> STATED TASK: Copy out the data exactly, leaving the pictures behind.

-- Begin SUPPLIED DATA --

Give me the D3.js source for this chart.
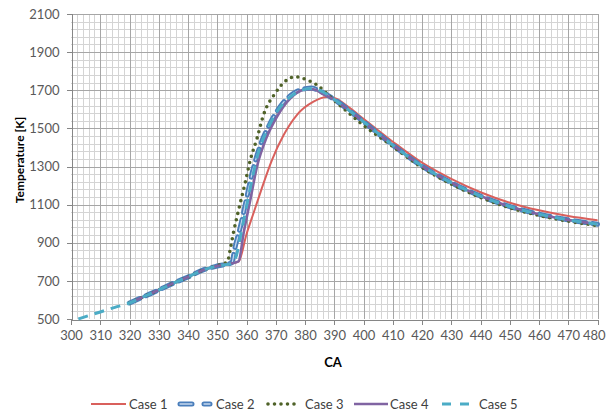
<!DOCTYPE html>
<html><head><meta charset="utf-8">
<script src="https://cdn.jsdelivr.net/npm/d3@7"></script>
<style>body{margin:0;background:#fff;} text{font-family:Lato,"Open Sans",sans-serif;}</style>
</head><body>
<svg id="c" width="606" height="419"></svg>
<script>
const xTicks = [300,310,320,330,340,350,360,370,380,390,400,410,420,430,440,450,460,470,480];
const yTicks = [500,700,900,1100,1300,1500,1700,1900,2100];
const seriesNames = ["Case 1","Case 2","Case 3","Case 4","Case 5"];

const case1CA = [320,325,330,335,340,345,350,355,357.3,360,362.5,365,368.7,372.7,377.2,382.9,387.5,390,395,400,410,420,430,440,450,460,470,480];
const case1T  = [584,618,652,688,720,756,778,792,801,945,1060,1175,1334,1465,1570,1640,1664,1660,1610,1550,1430,1320,1235,1165,1110,1070,1040,1018];

const case2CA = [320,325,330,335,340,345,350,355,356,358,360,362,364.7,368.1,371.5,376.1,380.7,382,385.2,390,395,400,410,420,430,440,450,460,470,480];
const case2T  = [584,618,652,688,720,756,778,795,870,990,1130,1270,1410,1527,1614,1684,1710,1712,1695,1652,1595,1535,1412,1302,1215,1145,1090,1050,1020,997];

const case3CA = [320,325,330,335,340,345,350,353.5,354.4,355.5,357.3,359.5,361.3,363.6,365.8,369.8,373.8,376.7,380.7,384.1,388.6,392,399,410,420,430,440,450,460,470,480];
const case3T  = [584,618,652,688,720,756,780,800,862,950,1072,1212,1334,1448,1570,1684,1754,1771,1754,1728,1666,1620,1528,1405,1295,1208,1138,1083,1043,1013,990];

const case4CA = [320,325,330,335,340,345,350,355,357.3,359,361.3,363.6,367,370.4,375,379.5,382.9,385.7,390,395,400,410,420,430,440,450,460,470,480];
const case4T  = [584,618,652,688,720,756,778,792,803,950,1124,1300,1457,1561,1658,1702,1705,1684,1650,1595,1535,1412,1302,1215,1145,1090,1050,1020,997];

const case5CA = [302.5,310,315,320,325,330,335,340,345,350,355,356.5,358,360,362,364,367,370.5,375,380,383,386,390,395,400,410,420,430,440,450,460,470,480];
const case5T  = [500,537,561,584,618,652,688,720,756,778,792,830,940,1090,1240,1370,1490,1590,1665,1705,1710,1692,1652,1595,1535,1412,1302,1215,1145,1090,1050,1020,997];

const svg = d3.select("#c");
const L=71, R=597.5, T=14, B=319;
const x = d3.scaleLinear().domain([300,480]).range([L,R]);
const y = d3.scaleLinear().domain([500,2100]).range([B,T]);

// grid
const g = svg.append("g").attr("shape-rendering","crispEdges");
g.selectAll(".vmin").data(d3.range(300,481,2).filter(v=>v%10!==0)).enter().append("line")
 .attr("x1",d=>Math.round(x(d))+0.5).attr("x2",d=>Math.round(x(d))+0.5).attr("y1",T).attr("y2",B)
 .attr("stroke","#d4d4d4").attr("stroke-width",1);
g.selectAll(".hmin").data(d3.range(500,2101,40).filter(v=>(v-500)%200!==0)).enter().append("line")
 .attr("y1",d=>Math.round(y(d))+0.5).attr("y2",d=>Math.round(y(d))+0.5).attr("x1",L).attr("x2",R)
 .attr("stroke","#d4d4d4").attr("stroke-width",1);
g.selectAll(".vmaj").data(xTicks.slice(1)).enter().append("line")
 .attr("x1",d=>Math.round(x(d))+0.5).attr("x2",d=>Math.round(x(d))+0.5).attr("y1",T).attr("y2",B)
 .attr("stroke","#a6a6a6").attr("stroke-width",1);
g.selectAll(".hmaj").data(yTicks.slice(1)).enter().append("line")
 .attr("y1",d=>Math.round(y(d))+0.5).attr("y2",d=>Math.round(y(d))+0.5).attr("x1",L).attr("x2",R)
 .attr("stroke","#a6a6a6").attr("stroke-width",1);

// axes
const xAxis = svg.append("g").attr("transform",`translate(0,${Math.round(B)+0.5})`)
 .call(d3.axisBottom(x).tickValues(xTicks).tickSize(5).tickPadding(6).tickFormat(d3.format("d")));
const yAxis = svg.append("g").attr("transform",`translate(${L+0.5},0)`)
 .call(d3.axisLeft(y).tickValues(yTicks).tickSize(5).tickPadding(7).tickFormat(d3.format("d")));
[xAxis,yAxis].forEach(a=>{
  a.select(".domain").attr("stroke","#868686").attr("shape-rendering","crispEdges");
  a.selectAll(".tick line").attr("stroke","#868686").attr("shape-rendering","crispEdges");
  a.selectAll(".tick text").attr("fill","#595959").style("font-size","13px").style("font-family","Lato,sans-serif");
});
// keep last x label inside the canvas (as the reference does)
xAxis.selectAll(".tick").filter(d=>d===480).select("text")
  .attr("text-anchor","end").attr("x",605-x(480));

svg.append("text").attr("x",333).attr("y",367).attr("text-anchor","middle")
 .style("font-size","13px").style("font-weight","bold").attr("fill","#000").text("CA");
svg.append("text").attr("transform","translate(24,160) rotate(-90)").attr("text-anchor","middle")
 .style("font-size","12px").style("font-weight","bold").attr("fill","#000").text("Temperature [K]");

const line = d3.line().x(d=>x(d[0])).y(d=>y(d[1])).curve(d3.curveMonotoneX);
const zip=(a,b)=>a.map((v,i)=>[v,b[i]]);
const plot = svg.append("g");

const styles = [
 {name:"Case 1", data:zip(case1CA,case1T), layers:[{stroke:"#d9605c",w:2}]},
 {name:"Case 2", data:zip(case2CA,case2T), layers:[{stroke:"#4a7ebb",w:5,dash:"11,7",cap:"round"},{stroke:"#c6d9f0",w:1.3,dash:"11,7",cap:"round"}]},
 {name:"Case 3", data:zip(case3CA,case3T), layers:[{stroke:"#4f6228",w:3.6,dash:"0,6.5",cap:"round"}]},
 {name:"Case 4", data:zip(case4CA,case4T), layers:[{stroke:"#8064a2",w:2.6}]},
 {name:"Case 5", data:zip(case5CA,case5T), layers:[{stroke:"#4bacc6",w:3,dash:"10,7"}]}
];
styles.forEach(s=>{
  s.layers.forEach(l=>{
    plot.append("path").datum(s.data).attr("d",line).attr("fill","none")
     .attr("stroke",l.stroke).attr("stroke-width",l.w)
     .attr("stroke-dasharray",l.dash||null).attr("stroke-linecap",l.cap||"butt")
     .attr("stroke-linejoin","round");
  });
});

// legend
const legX = [91,177,266,354,442];
const legW = [35,36,33,34,27];
const legTX = [129,216,305,390,479];
const lg = svg.append("g");
styles.forEach((s,i)=>{
  s.layers.forEach(l=>{
    let x1=legX[i], x2=legX[i]+legW[i];
    let dash=l.dash||null;
    if(i===1){ dash="12,12"; x1+=3; x2-=3; }
    if(i===4){ dash="9,9"; }
    if(i===2){ x1+=2; }
    lg.append("line").attr("x1",x1).attr("x2",x2).attr("y1",404).attr("y2",404)
      .attr("stroke",l.stroke).attr("stroke-width",l.w).attr("stroke-dasharray",dash)
      .attr("stroke-linecap",l.cap||"butt");
  });
  lg.append("text").attr("x",legTX[i]).attr("y",408.5).style("font-size","13px")
    .attr("fill","#404040").text(s.name);
});
</script>
</body></html>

-- End SUPPLIED DATA --

> FINISHED TASK:
Give me the D3.js source for this chart.
<!DOCTYPE html>
<html><head><meta charset="utf-8">
<script src="https://cdn.jsdelivr.net/npm/d3@7"></script>
<style>body{margin:0;background:#fff;} text{font-family:Lato,"Open Sans",sans-serif;}</style>
</head><body>
<svg id="c" width="606" height="419"></svg>
<script>
const xTicks = [300,310,320,330,340,350,360,370,380,390,400,410,420,430,440,450,460,470,480];
const yTicks = [500,700,900,1100,1300,1500,1700,1900,2100];
const seriesNames = ["Case 1","Case 2","Case 3","Case 4","Case 5"];

const case1CA = [320,325,330,335,340,345,350,355,357.3,360,362.5,365,368.7,372.7,377.2,382.9,387.5,390,395,400,410,420,430,440,450,460,470,480];
const case1T  = [584,618,652,688,720,756,778,792,801,945,1060,1175,1334,1465,1570,1640,1664,1660,1610,1550,1430,1320,1235,1165,1110,1070,1040,1018];

const case2CA = [320,325,330,335,340,345,350,355,356,358,360,362,364.7,368.1,371.5,376.1,380.7,382,385.2,390,395,400,410,420,430,440,450,460,470,480];
const case2T  = [584,618,652,688,720,756,778,795,870,990,1130,1270,1410,1527,1614,1684,1710,1712,1695,1652,1595,1535,1412,1302,1215,1145,1090,1050,1020,997];

const case3CA = [320,325,330,335,340,345,350,353.5,354.4,355.5,357.3,359.5,361.3,363.6,365.8,369.8,373.8,376.7,380.7,384.1,388.6,392,399,410,420,430,440,450,460,470,480];
const case3T  = [584,618,652,688,720,756,780,800,862,950,1072,1212,1334,1448,1570,1684,1754,1771,1754,1728,1666,1620,1528,1405,1295,1208,1138,1083,1043,1013,990];

const case4CA = [320,325,330,335,340,345,350,355,357.3,359,361.3,363.6,367,370.4,375,379.5,382.9,385.7,390,395,400,410,420,430,440,450,460,470,480];
const case4T  = [584,618,652,688,720,756,778,792,803,950,1124,1300,1457,1561,1658,1702,1705,1684,1650,1595,1535,1412,1302,1215,1145,1090,1050,1020,997];

const case5CA = [302.5,310,315,320,325,330,335,340,345,350,355,356.5,358,360,362,364,367,370.5,375,380,383,386,390,395,400,410,420,430,440,450,460,470,480];
const case5T  = [500,537,561,584,618,652,688,720,756,778,792,830,940,1090,1240,1370,1490,1590,1665,1705,1710,1692,1652,1595,1535,1412,1302,1215,1145,1090,1050,1020,997];

const svg = d3.select("#c");
const L=71, R=597.5, T=14, B=319;
const x = d3.scaleLinear().domain([300,480]).range([L,R]);
const y = d3.scaleLinear().domain([500,2100]).range([B,T]);

// grid
const g = svg.append("g").attr("shape-rendering","crispEdges");
g.selectAll(".vmin").data(d3.range(300,481,2).filter(v=>v%10!==0)).enter().append("line")
 .attr("x1",d=>Math.round(x(d))+0.5).attr("x2",d=>Math.round(x(d))+0.5).attr("y1",T).attr("y2",B)
 .attr("stroke","#d4d4d4").attr("stroke-width",1);
g.selectAll(".hmin").data(d3.range(500,2101,40).filter(v=>(v-500)%200!==0)).enter().append("line")
 .attr("y1",d=>Math.round(y(d))+0.5).attr("y2",d=>Math.round(y(d))+0.5).attr("x1",L).attr("x2",R)
 .attr("stroke","#d4d4d4").attr("stroke-width",1);
g.selectAll(".vmaj").data(xTicks.slice(1)).enter().append("line")
 .attr("x1",d=>Math.round(x(d))+0.5).attr("x2",d=>Math.round(x(d))+0.5).attr("y1",T).attr("y2",B)
 .attr("stroke","#a6a6a6").attr("stroke-width",1);
g.selectAll(".hmaj").data(yTicks.slice(1)).enter().append("line")
 .attr("y1",d=>Math.round(y(d))+0.5).attr("y2",d=>Math.round(y(d))+0.5).attr("x1",L).attr("x2",R)
 .attr("stroke","#a6a6a6").attr("stroke-width",1);

// axes
const xAxis = svg.append("g").attr("transform",`translate(0,${Math.round(B)+0.5})`)
 .call(d3.axisBottom(x).tickValues(xTicks).tickSize(5).tickPadding(6).tickFormat(d3.format("d")));
const yAxis = svg.append("g").attr("transform",`translate(${L+0.5},0)`)
 .call(d3.axisLeft(y).tickValues(yTicks).tickSize(5).tickPadding(7).tickFormat(d3.format("d")));
[xAxis,yAxis].forEach(a=>{
  a.select(".domain").attr("stroke","#868686").attr("shape-rendering","crispEdges");
  a.selectAll(".tick line").attr("stroke","#868686").attr("shape-rendering","crispEdges");
  a.selectAll(".tick text").attr("fill","#595959").style("font-size","13px").style("font-family","Lato,sans-serif");
});
// keep last x label inside the canvas (as the reference does)
xAxis.selectAll(".tick").filter(d=>d===480).select("text")
  .attr("text-anchor","end").attr("x",605-x(480));

svg.append("text").attr("x",333).attr("y",367).attr("text-anchor","middle")
 .style("font-size","13px").style("font-weight","bold").attr("fill","#000").text("CA");
svg.append("text").attr("transform","translate(24,160) rotate(-90)").attr("text-anchor","middle")
 .style("font-size","12px").style("font-weight","bold").attr("fill","#000").text("Temperature [K]");

const line = d3.line().x(d=>x(d[0])).y(d=>y(d[1])).curve(d3.curveMonotoneX);
const zip=(a,b)=>a.map((v,i)=>[v,b[i]]);
const plot = svg.append("g");

const styles = [
 {name:"Case 1", data:zip(case1CA,case1T), layers:[{stroke:"#d9605c",w:2}]},
 {name:"Case 2", data:zip(case2CA,case2T), layers:[{stroke:"#4a7ebb",w:5,dash:"11,7",cap:"round"},{stroke:"#c6d9f0",w:1.3,dash:"11,7",cap:"round"}]},
 {name:"Case 3", data:zip(case3CA,case3T), layers:[{stroke:"#4f6228",w:3.6,dash:"0,6.5",cap:"round"}]},
 {name:"Case 4", data:zip(case4CA,case4T), layers:[{stroke:"#8064a2",w:2.6}]},
 {name:"Case 5", data:zip(case5CA,case5T), layers:[{stroke:"#4bacc6",w:3,dash:"10,7"}]}
];
styles.forEach(s=>{
  s.layers.forEach(l=>{
    plot.append("path").datum(s.data).attr("d",line).attr("fill","none")
     .attr("stroke",l.stroke).attr("stroke-width",l.w)
     .attr("stroke-dasharray",l.dash||null).attr("stroke-linecap",l.cap||"butt")
     .attr("stroke-linejoin","round");
  });
});

// legend
const legX = [91,177,266,354,442];
const legW = [35,36,33,34,27];
const legTX = [129,216,305,390,479];
const lg = svg.append("g");
styles.forEach((s,i)=>{
  s.layers.forEach(l=>{
    let x1=legX[i], x2=legX[i]+legW[i];
    let dash=l.dash||null;
    if(i===1){ dash="12,12"; x1+=3; x2-=3; }
    if(i===4){ dash="9,9"; }
    if(i===2){ x1+=2; }
    lg.append("line").attr("x1",x1).attr("x2",x2).attr("y1",404).attr("y2",404)
      .attr("stroke",l.stroke).attr("stroke-width",l.w).attr("stroke-dasharray",dash)
      .attr("stroke-linecap",l.cap||"butt");
  });
  lg.append("text").attr("x",legTX[i]).attr("y",408.5).style("font-size","13px")
    .attr("fill","#404040").text(s.name);
});
</script>
</body></html>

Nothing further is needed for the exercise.